Formula: Diameter (d) = 2 * Radius (r)
Example: If the radius of a circle is 5 cm, then the diameter is 2 * 5 cm = 10 cm.
2. When the Circumference is Known
If you know the circumference (C), you can use the following formula:
Formula: Diameter (d) = Circumference (C) / π
Example: If the circumference of a circle is 30 cm, then the diameter is approximately 30 cm / 3.14159 ≈ 9.55 cm. Remember to use a sufficient number of decimal places for π to ensure accuracy.
3. When the Area is Known
Determining the diameter from the area requires an extra step. The area (A) of a circle is given by:
Formula: Area (A) = π * r²
First, you need to solve for the radius (r) and then use the radius to find the diameter.
Steps:
- Solve for the radius: r = √(A/π)
- Calculate the diameter: d = 2 * r
Example: If the area of a circle is 78.54 cm², then:
- r = √(78.54 cm² / 3.14159) ≈ 5 cm
- d = 2 * 5 cm = 10 cm
4. Using Measurement Tools
For physical circles, you can directly measure the diameter using tools like a ruler, calipers, or even a piece of string.
- Ruler: Place the ruler across the circle, ensuring it passes through the center.
- Calipers: Calipers provide a more precise measurement, especially for smaller circles.
- String: Wrap a string around the circumference, then measure the string's length. Divide the circumference by π to find the diameter.
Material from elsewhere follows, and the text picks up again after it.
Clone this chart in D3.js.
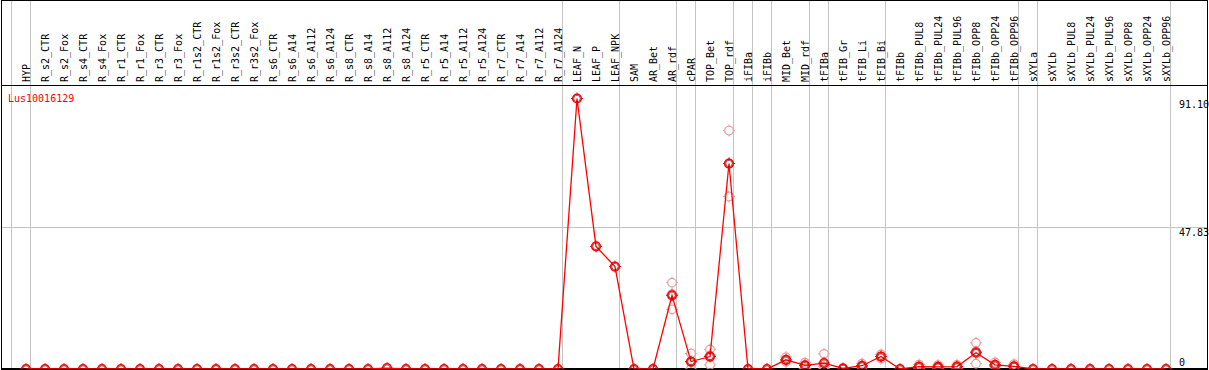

Tips for Accurate Measurement and Calculation
- Use a precise value for π: For increased accuracy, use as many decimal places of π as possible in your calculations.
- Double-check your measurements: Ensure your measurements are accurate, especially when using physical tools.
- Use appropriate units: Maintain consistent units throughout your calculations.
By following this structured plan and understanding the formulas, you'll be able to confidently and accurately determine the diameter of any circle, regardless of the information provided. Remember to practice regularly to improve your speed and accuracy.